## What is required:
Nothing but the lines from the top of the data to the line holding "const grayVMM86SD = [900, 1300, 1200, 400, 500, 200];" should be printed, word for word and both ends included; leave the pictures out.

***

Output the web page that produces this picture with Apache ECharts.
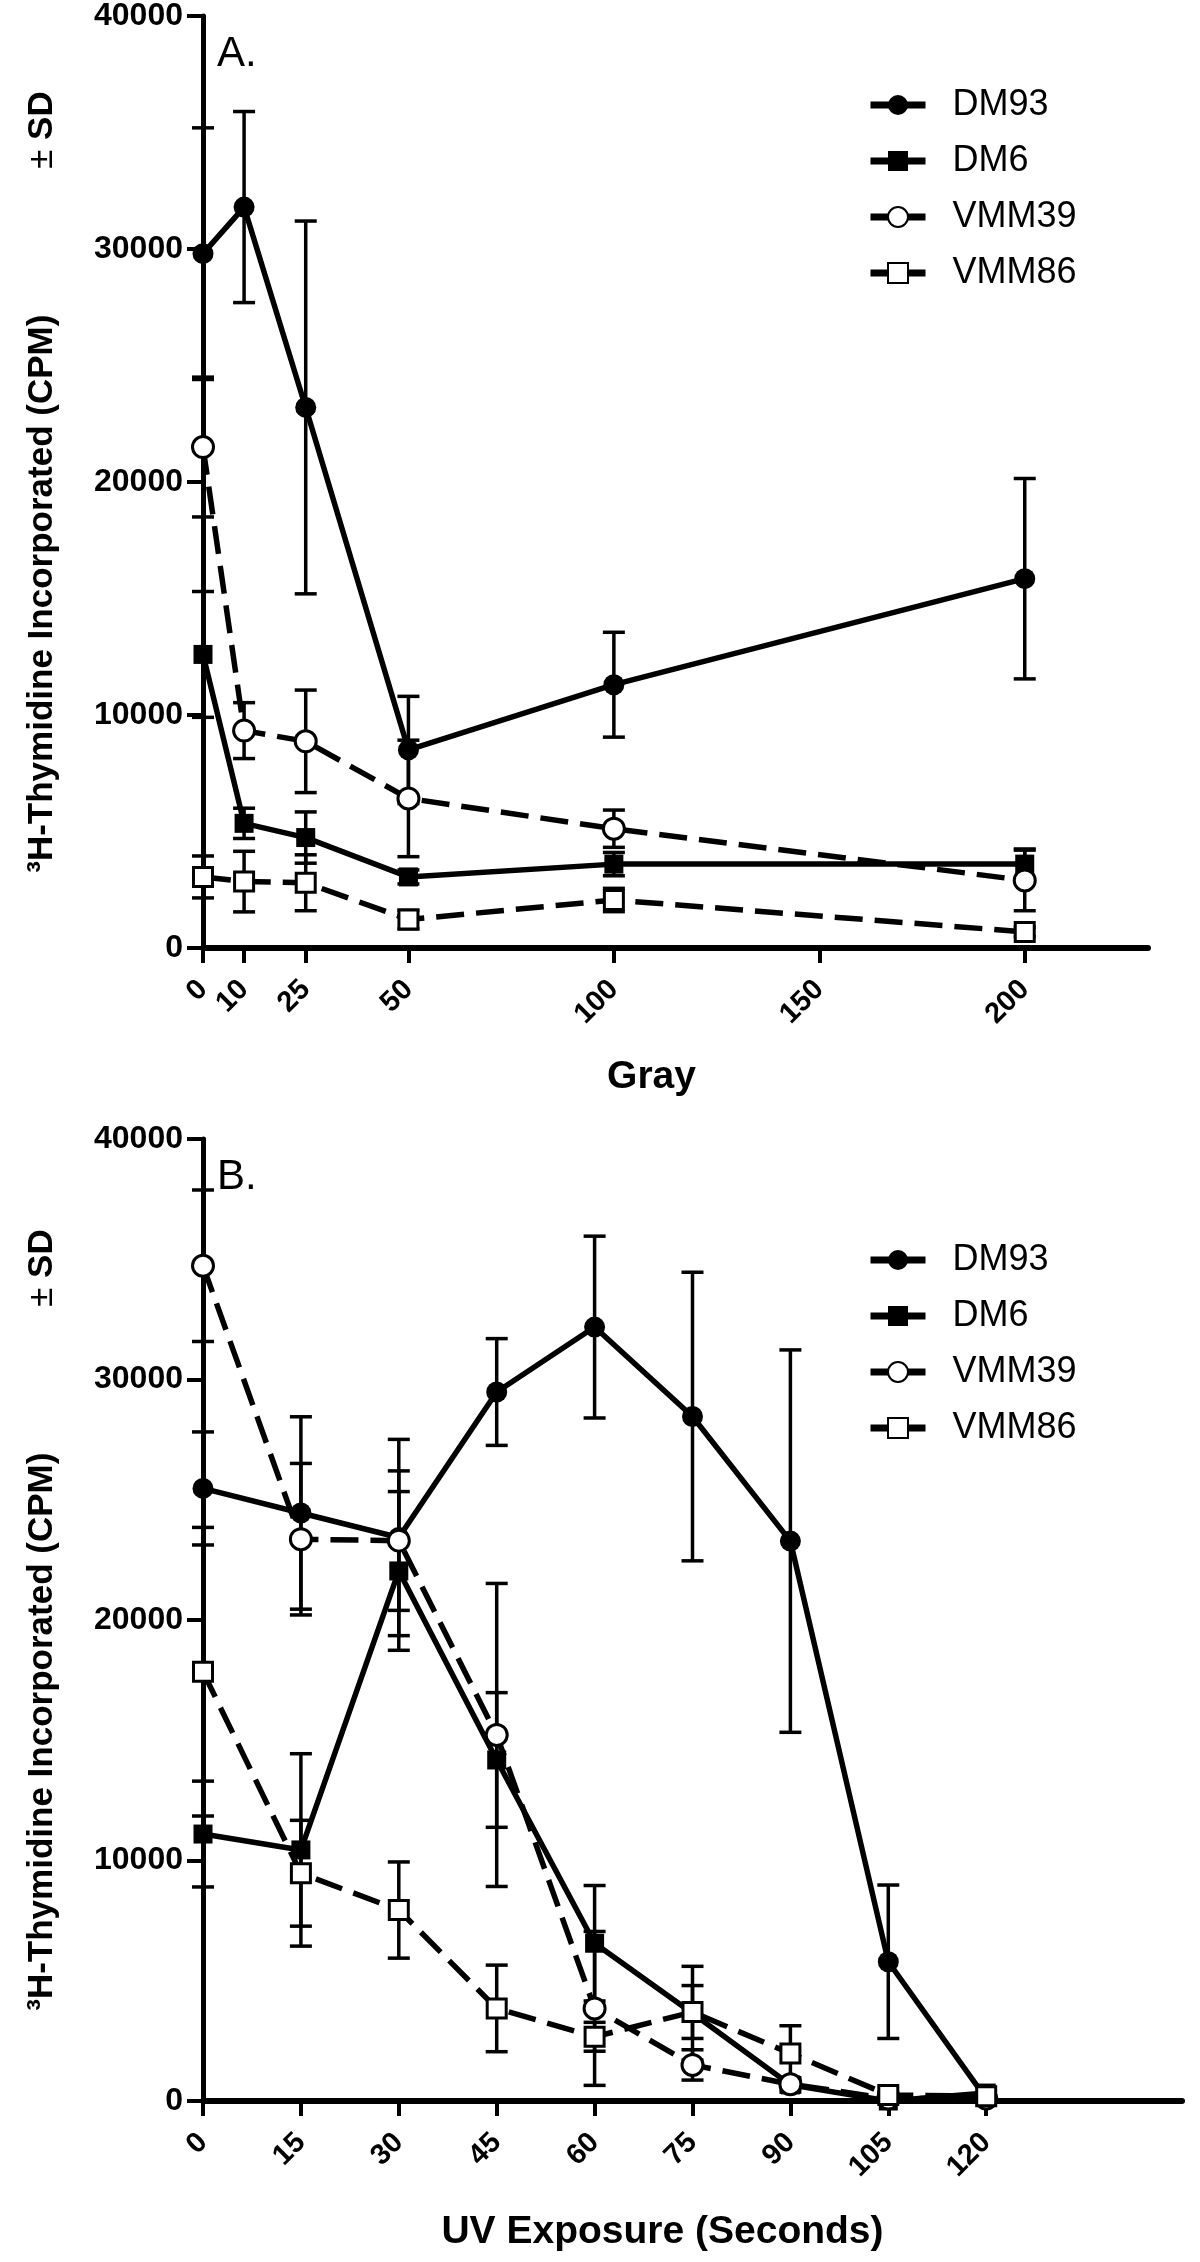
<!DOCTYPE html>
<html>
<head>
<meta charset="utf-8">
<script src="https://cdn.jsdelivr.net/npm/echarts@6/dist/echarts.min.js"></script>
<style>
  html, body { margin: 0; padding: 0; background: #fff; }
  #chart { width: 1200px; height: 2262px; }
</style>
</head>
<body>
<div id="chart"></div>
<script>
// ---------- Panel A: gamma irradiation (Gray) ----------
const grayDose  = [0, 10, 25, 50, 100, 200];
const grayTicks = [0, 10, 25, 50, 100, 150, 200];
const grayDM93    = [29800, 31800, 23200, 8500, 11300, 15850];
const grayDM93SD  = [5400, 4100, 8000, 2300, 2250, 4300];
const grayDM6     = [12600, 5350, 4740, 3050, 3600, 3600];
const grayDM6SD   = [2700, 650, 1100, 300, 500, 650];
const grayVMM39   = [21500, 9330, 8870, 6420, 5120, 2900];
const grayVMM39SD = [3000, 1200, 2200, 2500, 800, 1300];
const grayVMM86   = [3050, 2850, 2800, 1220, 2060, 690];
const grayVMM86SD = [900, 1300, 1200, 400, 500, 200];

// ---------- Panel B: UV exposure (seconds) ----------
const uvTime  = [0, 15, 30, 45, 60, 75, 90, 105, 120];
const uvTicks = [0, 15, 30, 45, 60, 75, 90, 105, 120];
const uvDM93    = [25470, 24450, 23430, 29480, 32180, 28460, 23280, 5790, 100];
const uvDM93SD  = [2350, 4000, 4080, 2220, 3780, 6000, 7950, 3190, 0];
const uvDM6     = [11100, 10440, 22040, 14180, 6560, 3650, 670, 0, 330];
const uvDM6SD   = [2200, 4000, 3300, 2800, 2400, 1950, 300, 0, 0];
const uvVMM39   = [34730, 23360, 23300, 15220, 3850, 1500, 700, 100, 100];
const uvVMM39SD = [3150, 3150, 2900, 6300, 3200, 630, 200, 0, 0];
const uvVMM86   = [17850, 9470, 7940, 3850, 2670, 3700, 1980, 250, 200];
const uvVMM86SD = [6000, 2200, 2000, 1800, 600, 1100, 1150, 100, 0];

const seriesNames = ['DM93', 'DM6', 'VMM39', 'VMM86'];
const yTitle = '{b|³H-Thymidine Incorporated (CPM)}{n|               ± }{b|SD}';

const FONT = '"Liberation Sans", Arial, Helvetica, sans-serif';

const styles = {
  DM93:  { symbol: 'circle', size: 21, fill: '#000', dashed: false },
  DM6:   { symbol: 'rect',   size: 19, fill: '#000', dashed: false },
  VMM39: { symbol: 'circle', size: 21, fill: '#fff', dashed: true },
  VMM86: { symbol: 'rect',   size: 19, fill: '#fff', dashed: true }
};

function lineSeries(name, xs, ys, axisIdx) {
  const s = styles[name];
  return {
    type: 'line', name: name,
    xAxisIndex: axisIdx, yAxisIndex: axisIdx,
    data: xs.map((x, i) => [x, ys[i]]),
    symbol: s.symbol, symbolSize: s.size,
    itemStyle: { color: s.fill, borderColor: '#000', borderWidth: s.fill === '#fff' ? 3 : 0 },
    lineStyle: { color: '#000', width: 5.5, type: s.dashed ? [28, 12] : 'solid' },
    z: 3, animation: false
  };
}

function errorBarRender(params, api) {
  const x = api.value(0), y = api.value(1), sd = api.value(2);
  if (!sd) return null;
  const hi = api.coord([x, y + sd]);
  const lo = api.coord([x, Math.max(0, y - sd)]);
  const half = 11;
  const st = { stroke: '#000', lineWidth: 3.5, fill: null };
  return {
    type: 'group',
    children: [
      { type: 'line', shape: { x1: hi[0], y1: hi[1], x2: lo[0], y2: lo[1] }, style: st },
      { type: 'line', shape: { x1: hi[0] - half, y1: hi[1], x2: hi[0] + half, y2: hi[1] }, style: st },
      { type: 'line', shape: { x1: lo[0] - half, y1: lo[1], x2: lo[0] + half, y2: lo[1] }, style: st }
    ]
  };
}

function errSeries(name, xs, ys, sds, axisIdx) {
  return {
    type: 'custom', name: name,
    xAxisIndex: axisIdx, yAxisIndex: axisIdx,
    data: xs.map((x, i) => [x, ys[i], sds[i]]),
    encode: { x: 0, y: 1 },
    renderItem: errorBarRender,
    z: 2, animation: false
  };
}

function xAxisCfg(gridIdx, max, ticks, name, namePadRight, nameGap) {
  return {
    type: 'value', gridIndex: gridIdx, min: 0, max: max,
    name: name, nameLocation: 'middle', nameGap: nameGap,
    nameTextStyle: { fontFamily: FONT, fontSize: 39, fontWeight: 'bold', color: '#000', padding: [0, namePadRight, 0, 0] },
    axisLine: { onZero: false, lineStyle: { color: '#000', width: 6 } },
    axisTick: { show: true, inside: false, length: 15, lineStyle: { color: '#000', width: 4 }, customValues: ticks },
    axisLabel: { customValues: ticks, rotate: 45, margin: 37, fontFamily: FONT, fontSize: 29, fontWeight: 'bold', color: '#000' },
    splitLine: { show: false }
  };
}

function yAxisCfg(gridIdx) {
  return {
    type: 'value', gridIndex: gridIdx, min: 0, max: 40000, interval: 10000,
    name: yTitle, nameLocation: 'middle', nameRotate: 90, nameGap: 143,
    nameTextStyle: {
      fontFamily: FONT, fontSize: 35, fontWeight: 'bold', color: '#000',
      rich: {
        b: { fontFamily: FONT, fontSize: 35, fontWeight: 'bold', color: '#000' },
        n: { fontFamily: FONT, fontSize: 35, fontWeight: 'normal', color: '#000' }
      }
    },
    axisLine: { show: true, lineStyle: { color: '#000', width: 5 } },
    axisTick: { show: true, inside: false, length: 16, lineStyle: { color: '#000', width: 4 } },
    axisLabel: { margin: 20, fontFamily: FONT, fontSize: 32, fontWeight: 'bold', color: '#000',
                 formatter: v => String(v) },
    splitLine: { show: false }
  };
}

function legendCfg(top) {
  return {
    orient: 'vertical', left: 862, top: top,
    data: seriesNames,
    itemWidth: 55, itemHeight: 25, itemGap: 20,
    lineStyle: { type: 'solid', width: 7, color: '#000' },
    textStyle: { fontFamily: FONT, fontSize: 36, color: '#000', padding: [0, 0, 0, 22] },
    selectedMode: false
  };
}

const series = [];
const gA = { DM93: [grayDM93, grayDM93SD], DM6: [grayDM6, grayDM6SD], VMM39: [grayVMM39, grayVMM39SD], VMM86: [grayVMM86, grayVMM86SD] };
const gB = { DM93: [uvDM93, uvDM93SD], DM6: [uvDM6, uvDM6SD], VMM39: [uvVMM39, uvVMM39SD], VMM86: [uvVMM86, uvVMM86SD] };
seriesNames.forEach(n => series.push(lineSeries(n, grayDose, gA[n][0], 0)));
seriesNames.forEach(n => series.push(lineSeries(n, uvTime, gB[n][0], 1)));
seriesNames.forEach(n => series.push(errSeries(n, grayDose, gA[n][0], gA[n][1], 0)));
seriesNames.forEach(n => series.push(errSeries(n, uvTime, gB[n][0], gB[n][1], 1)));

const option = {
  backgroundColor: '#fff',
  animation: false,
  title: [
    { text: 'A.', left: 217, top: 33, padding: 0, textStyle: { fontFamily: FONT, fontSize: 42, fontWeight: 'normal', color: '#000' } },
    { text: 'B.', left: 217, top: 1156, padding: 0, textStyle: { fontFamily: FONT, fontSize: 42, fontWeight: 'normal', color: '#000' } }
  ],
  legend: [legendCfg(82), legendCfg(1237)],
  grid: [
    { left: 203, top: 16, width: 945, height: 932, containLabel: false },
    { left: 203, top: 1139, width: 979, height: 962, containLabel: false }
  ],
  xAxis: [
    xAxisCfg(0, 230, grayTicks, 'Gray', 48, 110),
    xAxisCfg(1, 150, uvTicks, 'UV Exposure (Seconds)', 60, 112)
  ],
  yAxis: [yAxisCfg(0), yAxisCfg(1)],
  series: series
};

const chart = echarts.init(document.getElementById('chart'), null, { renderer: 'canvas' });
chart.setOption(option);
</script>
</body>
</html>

***

## Solution to this problem:
Output the web page that produces this picture with Apache ECharts.
<!DOCTYPE html>
<html>
<head>
<meta charset="utf-8">
<script src="https://cdn.jsdelivr.net/npm/echarts@6/dist/echarts.min.js"></script>
<style>
  html, body { margin: 0; padding: 0; background: #fff; }
  #chart { width: 1200px; height: 2262px; }
</style>
</head>
<body>
<div id="chart"></div>
<script>
// ---------- Panel A: gamma irradiation (Gray) ----------
const grayDose  = [0, 10, 25, 50, 100, 200];
const grayTicks = [0, 10, 25, 50, 100, 150, 200];
const grayDM93    = [29800, 31800, 23200, 8500, 11300, 15850];
const grayDM93SD  = [5400, 4100, 8000, 2300, 2250, 4300];
const grayDM6     = [12600, 5350, 4740, 3050, 3600, 3600];
const grayDM6SD   = [2700, 650, 1100, 300, 500, 650];
const grayVMM39   = [21500, 9330, 8870, 6420, 5120, 2900];
const grayVMM39SD = [3000, 1200, 2200, 2500, 800, 1300];
const grayVMM86   = [3050, 2850, 2800, 1220, 2060, 690];
const grayVMM86SD = [900, 1300, 1200, 400, 500, 200];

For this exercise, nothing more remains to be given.